De beroepsgrond van appellante dat een deel van de bijschrijvingen niet kan worden aangemerkt als inkomsten, omdat daar tegenover specifieke kosten staan, die appellante voor haar zonen heeft voldaan, slaagt niet. Appellante heeft niet aannemelijk gemaakt dat zij niet vrijelijk kon beschikken over deze bedragen. De verklaring van appellante en haar zonen is niet met objectieve en verifieerbare gegevens onderbouwd. De stukken van het CJIB zijn daartoe onvoldoende, omdat hieruit noch uit de bankafschriften blijkt van enig verband tussen de betalingen die zij aan het CJIB heeft verricht en de vele bijschrijvingen door de zonen.
4.7.
Uit 4.4 tot en met 4.6 volgt dat appellante, anders dan zij heeft aangevoerd, de bijschrijvingen en stortingen had moeten melden. Door dat niet te doen, heeft zij de op haar rustende inlichtingenverplichting geschonden. Het dagelijks bestuur heeft de bedragen van de stortingen en bijschrijvingen terecht aangemerkt als inkomen van appellante en op de bijstand van appellante in mindering gebracht.
4.8.
Tegen de terugvordering heeft appellante geen zelfstandige beroepsgronden aangevoerd, zodat deze geen bespreking behoeft.
4.9.
Uit 4.1 tot en met 4.8 volgt dat het hoger beroep niet slaagt, zodat de aangevallen uitspraak moet worden bevestigd.
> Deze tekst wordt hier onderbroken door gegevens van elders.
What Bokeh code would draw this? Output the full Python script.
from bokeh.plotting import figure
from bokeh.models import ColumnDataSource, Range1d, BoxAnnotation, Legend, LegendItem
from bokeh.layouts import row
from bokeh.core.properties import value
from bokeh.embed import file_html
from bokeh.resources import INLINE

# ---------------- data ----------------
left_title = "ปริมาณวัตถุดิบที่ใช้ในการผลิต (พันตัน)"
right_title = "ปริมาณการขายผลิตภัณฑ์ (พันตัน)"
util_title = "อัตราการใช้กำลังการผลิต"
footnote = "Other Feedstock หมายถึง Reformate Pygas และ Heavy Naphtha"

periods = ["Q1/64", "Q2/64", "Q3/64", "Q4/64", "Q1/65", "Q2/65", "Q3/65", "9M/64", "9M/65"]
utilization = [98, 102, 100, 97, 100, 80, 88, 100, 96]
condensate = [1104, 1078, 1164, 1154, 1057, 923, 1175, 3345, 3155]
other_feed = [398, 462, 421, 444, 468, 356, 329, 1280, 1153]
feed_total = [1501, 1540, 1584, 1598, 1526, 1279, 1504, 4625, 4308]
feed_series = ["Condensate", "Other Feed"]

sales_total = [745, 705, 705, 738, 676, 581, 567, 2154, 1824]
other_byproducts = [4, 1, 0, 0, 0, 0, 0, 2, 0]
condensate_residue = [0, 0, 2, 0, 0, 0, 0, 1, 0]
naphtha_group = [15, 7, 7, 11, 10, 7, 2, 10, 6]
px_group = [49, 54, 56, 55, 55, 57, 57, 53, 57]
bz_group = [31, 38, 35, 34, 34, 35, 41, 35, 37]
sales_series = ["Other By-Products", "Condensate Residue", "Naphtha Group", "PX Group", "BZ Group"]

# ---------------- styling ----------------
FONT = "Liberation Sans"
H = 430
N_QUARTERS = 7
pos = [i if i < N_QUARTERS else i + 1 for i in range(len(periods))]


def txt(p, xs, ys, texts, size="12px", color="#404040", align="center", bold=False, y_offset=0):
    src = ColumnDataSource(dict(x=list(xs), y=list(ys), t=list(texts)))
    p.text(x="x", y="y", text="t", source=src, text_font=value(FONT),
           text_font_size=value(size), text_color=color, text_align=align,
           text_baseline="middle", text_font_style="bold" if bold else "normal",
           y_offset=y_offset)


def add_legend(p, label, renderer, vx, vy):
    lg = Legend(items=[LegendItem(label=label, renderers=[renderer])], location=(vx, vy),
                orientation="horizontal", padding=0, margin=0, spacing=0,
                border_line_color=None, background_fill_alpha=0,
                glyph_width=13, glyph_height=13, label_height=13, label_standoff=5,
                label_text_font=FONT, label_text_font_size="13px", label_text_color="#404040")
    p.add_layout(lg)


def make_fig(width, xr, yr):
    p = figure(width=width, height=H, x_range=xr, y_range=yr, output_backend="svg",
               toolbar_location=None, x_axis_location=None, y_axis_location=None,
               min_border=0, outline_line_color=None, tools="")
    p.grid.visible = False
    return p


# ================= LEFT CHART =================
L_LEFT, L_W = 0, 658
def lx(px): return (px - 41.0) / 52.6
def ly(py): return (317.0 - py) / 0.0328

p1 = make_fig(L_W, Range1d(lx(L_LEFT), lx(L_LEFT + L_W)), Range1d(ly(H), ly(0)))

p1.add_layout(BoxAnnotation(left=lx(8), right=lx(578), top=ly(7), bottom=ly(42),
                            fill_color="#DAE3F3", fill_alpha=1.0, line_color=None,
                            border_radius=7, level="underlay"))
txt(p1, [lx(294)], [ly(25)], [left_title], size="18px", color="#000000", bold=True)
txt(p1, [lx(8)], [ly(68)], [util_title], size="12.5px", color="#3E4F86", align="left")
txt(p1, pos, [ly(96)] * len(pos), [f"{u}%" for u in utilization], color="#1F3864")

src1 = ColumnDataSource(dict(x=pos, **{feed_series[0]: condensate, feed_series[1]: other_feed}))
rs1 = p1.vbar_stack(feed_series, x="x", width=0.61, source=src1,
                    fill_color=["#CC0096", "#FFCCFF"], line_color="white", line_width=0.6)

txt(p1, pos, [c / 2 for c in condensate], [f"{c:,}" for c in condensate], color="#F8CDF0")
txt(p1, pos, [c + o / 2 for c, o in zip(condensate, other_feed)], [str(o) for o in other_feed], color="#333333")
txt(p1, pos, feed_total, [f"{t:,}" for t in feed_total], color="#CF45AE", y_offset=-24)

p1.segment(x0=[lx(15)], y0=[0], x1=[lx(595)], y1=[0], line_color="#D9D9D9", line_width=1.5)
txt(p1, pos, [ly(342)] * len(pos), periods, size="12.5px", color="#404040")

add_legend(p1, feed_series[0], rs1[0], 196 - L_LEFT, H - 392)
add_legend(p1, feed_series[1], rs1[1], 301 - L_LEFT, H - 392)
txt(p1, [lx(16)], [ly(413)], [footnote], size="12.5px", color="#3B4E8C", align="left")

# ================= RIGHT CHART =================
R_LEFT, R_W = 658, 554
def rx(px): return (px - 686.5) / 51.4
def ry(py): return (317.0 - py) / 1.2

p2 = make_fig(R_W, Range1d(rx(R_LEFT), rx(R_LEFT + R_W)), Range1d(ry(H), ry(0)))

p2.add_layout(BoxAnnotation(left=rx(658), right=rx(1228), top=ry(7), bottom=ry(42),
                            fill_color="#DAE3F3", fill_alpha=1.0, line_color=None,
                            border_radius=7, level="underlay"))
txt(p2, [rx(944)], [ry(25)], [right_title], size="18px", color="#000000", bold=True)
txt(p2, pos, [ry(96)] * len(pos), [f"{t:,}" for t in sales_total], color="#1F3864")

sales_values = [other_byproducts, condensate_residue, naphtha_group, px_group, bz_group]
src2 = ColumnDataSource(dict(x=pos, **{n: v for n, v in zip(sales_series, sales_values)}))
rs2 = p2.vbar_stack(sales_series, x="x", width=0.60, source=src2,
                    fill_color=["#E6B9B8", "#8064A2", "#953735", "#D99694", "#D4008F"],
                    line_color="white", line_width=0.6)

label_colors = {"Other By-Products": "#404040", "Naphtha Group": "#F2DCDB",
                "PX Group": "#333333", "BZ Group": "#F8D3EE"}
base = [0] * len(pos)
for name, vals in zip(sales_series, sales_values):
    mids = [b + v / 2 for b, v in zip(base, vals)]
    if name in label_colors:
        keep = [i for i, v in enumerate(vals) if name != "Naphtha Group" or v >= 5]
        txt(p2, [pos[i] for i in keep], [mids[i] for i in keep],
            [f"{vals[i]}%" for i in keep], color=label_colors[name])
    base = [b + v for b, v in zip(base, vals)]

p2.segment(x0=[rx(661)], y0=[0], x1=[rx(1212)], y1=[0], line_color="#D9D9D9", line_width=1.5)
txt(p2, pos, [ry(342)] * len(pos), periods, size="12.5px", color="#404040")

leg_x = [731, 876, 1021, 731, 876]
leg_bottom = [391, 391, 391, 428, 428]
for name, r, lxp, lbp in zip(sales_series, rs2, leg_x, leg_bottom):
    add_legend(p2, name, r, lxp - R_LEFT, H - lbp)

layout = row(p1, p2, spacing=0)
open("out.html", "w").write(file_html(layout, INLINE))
5. Voor een veroordeling in de proceskosten bestaat geen aanleiding.

BESLISSING

De Centrale Raad van Beroep bevestigt de aangevallen uitspraak.
Deze uitspraak is gedaan door M. Hillen als voorzitter en G.M.G. Hink en K.M.P. Jacobs als leden, in tegenwoordigheid van I.A. Siskina als griffier. De beslissing is uitgesproken in het openbaar op 22 september 2020.